### Given problem
Would you repeat the listing exactly but omit every picture?

### Given information
........

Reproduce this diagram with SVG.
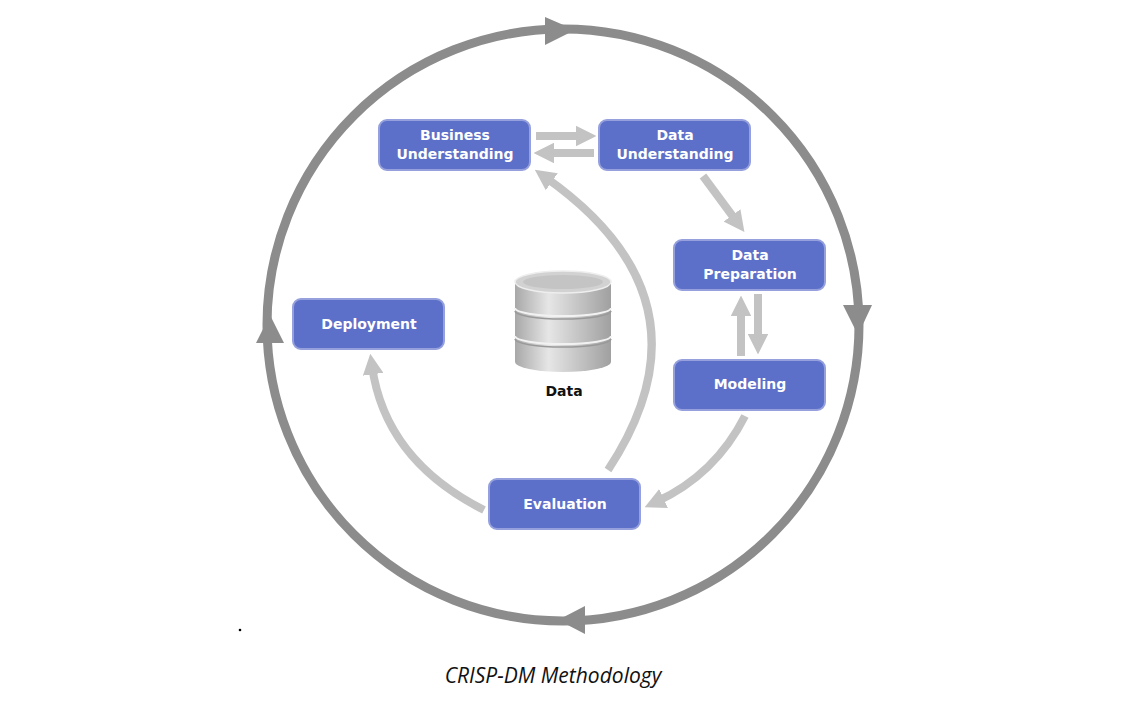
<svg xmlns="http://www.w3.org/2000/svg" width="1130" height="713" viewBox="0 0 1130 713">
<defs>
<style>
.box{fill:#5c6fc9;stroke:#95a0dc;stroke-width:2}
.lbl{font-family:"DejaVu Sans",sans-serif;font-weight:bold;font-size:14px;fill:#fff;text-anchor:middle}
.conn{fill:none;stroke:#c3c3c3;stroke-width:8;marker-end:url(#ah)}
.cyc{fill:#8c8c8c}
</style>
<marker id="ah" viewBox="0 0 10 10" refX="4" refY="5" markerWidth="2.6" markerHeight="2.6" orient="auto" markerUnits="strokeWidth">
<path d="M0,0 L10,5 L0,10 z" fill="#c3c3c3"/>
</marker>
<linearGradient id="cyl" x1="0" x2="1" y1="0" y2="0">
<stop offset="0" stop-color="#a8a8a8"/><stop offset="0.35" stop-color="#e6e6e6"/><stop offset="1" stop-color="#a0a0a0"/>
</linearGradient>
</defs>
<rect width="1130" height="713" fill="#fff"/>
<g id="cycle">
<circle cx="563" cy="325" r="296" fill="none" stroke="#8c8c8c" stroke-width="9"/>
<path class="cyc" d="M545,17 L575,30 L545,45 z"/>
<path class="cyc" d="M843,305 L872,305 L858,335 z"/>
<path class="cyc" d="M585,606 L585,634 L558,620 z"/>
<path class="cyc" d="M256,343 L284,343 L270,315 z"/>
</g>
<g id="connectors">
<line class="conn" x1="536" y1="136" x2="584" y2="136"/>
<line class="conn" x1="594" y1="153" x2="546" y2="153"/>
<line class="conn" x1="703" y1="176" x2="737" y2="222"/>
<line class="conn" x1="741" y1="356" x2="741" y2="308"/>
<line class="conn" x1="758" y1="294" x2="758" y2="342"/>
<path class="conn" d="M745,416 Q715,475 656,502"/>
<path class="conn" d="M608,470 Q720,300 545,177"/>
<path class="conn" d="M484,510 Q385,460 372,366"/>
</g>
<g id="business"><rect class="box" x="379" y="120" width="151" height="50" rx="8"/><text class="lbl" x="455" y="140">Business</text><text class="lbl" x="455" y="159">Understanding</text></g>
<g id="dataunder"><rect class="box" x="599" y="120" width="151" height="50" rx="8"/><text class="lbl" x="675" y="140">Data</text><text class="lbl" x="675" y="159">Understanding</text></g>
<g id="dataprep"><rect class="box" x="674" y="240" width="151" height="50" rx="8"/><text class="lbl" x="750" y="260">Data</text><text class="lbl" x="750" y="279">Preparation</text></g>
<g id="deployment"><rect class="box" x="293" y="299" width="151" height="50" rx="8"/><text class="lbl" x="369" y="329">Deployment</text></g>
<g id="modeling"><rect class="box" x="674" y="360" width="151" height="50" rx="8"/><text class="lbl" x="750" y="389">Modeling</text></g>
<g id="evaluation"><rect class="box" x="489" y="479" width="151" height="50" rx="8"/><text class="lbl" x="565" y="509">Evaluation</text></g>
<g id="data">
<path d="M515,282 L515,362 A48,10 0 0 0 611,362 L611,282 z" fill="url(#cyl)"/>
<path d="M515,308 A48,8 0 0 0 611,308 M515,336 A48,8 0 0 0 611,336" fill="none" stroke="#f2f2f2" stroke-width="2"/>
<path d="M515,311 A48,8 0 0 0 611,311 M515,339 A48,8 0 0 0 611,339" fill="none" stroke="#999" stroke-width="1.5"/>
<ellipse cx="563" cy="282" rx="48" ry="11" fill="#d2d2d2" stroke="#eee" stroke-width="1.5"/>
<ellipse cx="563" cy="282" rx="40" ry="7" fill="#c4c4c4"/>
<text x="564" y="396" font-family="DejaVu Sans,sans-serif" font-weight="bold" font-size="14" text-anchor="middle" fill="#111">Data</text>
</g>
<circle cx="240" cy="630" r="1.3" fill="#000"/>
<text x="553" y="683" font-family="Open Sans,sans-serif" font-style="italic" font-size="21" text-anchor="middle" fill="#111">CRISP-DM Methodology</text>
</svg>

........

### Problem solution
Reproduce this diagram with SVG.
<svg xmlns="http://www.w3.org/2000/svg" width="1130" height="713" viewBox="0 0 1130 713">
<defs>
<style>
.box{fill:#5c6fc9;stroke:#95a0dc;stroke-width:2}
.lbl{font-family:"DejaVu Sans",sans-serif;font-weight:bold;font-size:14px;fill:#fff;text-anchor:middle}
.conn{fill:none;stroke:#c3c3c3;stroke-width:8;marker-end:url(#ah)}
.cyc{fill:#8c8c8c}
</style>
<marker id="ah" viewBox="0 0 10 10" refX="4" refY="5" markerWidth="2.6" markerHeight="2.6" orient="auto" markerUnits="strokeWidth">
<path d="M0,0 L10,5 L0,10 z" fill="#c3c3c3"/>
</marker>
<linearGradient id="cyl" x1="0" x2="1" y1="0" y2="0">
<stop offset="0" stop-color="#a8a8a8"/><stop offset="0.35" stop-color="#e6e6e6"/><stop offset="1" stop-color="#a0a0a0"/>
</linearGradient>
</defs>
<rect width="1130" height="713" fill="#fff"/>
<g id="cycle">
<circle cx="563" cy="325" r="296" fill="none" stroke="#8c8c8c" stroke-width="9"/>
<path class="cyc" d="M545,17 L575,30 L545,45 z"/>
<path class="cyc" d="M843,305 L872,305 L858,335 z"/>
<path class="cyc" d="M585,606 L585,634 L558,620 z"/>
<path class="cyc" d="M256,343 L284,343 L270,315 z"/>
</g>
<g id="connectors">
<line class="conn" x1="536" y1="136" x2="584" y2="136"/>
<line class="conn" x1="594" y1="153" x2="546" y2="153"/>
<line class="conn" x1="703" y1="176" x2="737" y2="222"/>
<line class="conn" x1="741" y1="356" x2="741" y2="308"/>
<line class="conn" x1="758" y1="294" x2="758" y2="342"/>
<path class="conn" d="M745,416 Q715,475 656,502"/>
<path class="conn" d="M608,470 Q720,300 545,177"/>
<path class="conn" d="M484,510 Q385,460 372,366"/>
</g>
<g id="business"><rect class="box" x="379" y="120" width="151" height="50" rx="8"/><text class="lbl" x="455" y="140">Business</text><text class="lbl" x="455" y="159">Understanding</text></g>
<g id="dataunder"><rect class="box" x="599" y="120" width="151" height="50" rx="8"/><text class="lbl" x="675" y="140">Data</text><text class="lbl" x="675" y="159">Understanding</text></g>
<g id="dataprep"><rect class="box" x="674" y="240" width="151" height="50" rx="8"/><text class="lbl" x="750" y="260">Data</text><text class="lbl" x="750" y="279">Preparation</text></g>
<g id="deployment"><rect class="box" x="293" y="299" width="151" height="50" rx="8"/><text class="lbl" x="369" y="329">Deployment</text></g>
<g id="modeling"><rect class="box" x="674" y="360" width="151" height="50" rx="8"/><text class="lbl" x="750" y="389">Modeling</text></g>
<g id="evaluation"><rect class="box" x="489" y="479" width="151" height="50" rx="8"/><text class="lbl" x="565" y="509">Evaluation</text></g>
<g id="data">
<path d="M515,282 L515,362 A48,10 0 0 0 611,362 L611,282 z" fill="url(#cyl)"/>
<path d="M515,308 A48,8 0 0 0 611,308 M515,336 A48,8 0 0 0 611,336" fill="none" stroke="#f2f2f2" stroke-width="2"/>
<path d="M515,311 A48,8 0 0 0 611,311 M515,339 A48,8 0 0 0 611,339" fill="none" stroke="#999" stroke-width="1.5"/>
<ellipse cx="563" cy="282" rx="48" ry="11" fill="#d2d2d2" stroke="#eee" stroke-width="1.5"/>
<ellipse cx="563" cy="282" rx="40" ry="7" fill="#c4c4c4"/>
<text x="564" y="396" font-family="DejaVu Sans,sans-serif" font-weight="bold" font-size="14" text-anchor="middle" fill="#111">Data</text>
</g>
<circle cx="240" cy="630" r="1.3" fill="#000"/>
<text x="553" y="683" font-family="Open Sans,sans-serif" font-style="italic" font-size="21" text-anchor="middle" fill="#111">CRISP-DM Methodology</text>
</svg>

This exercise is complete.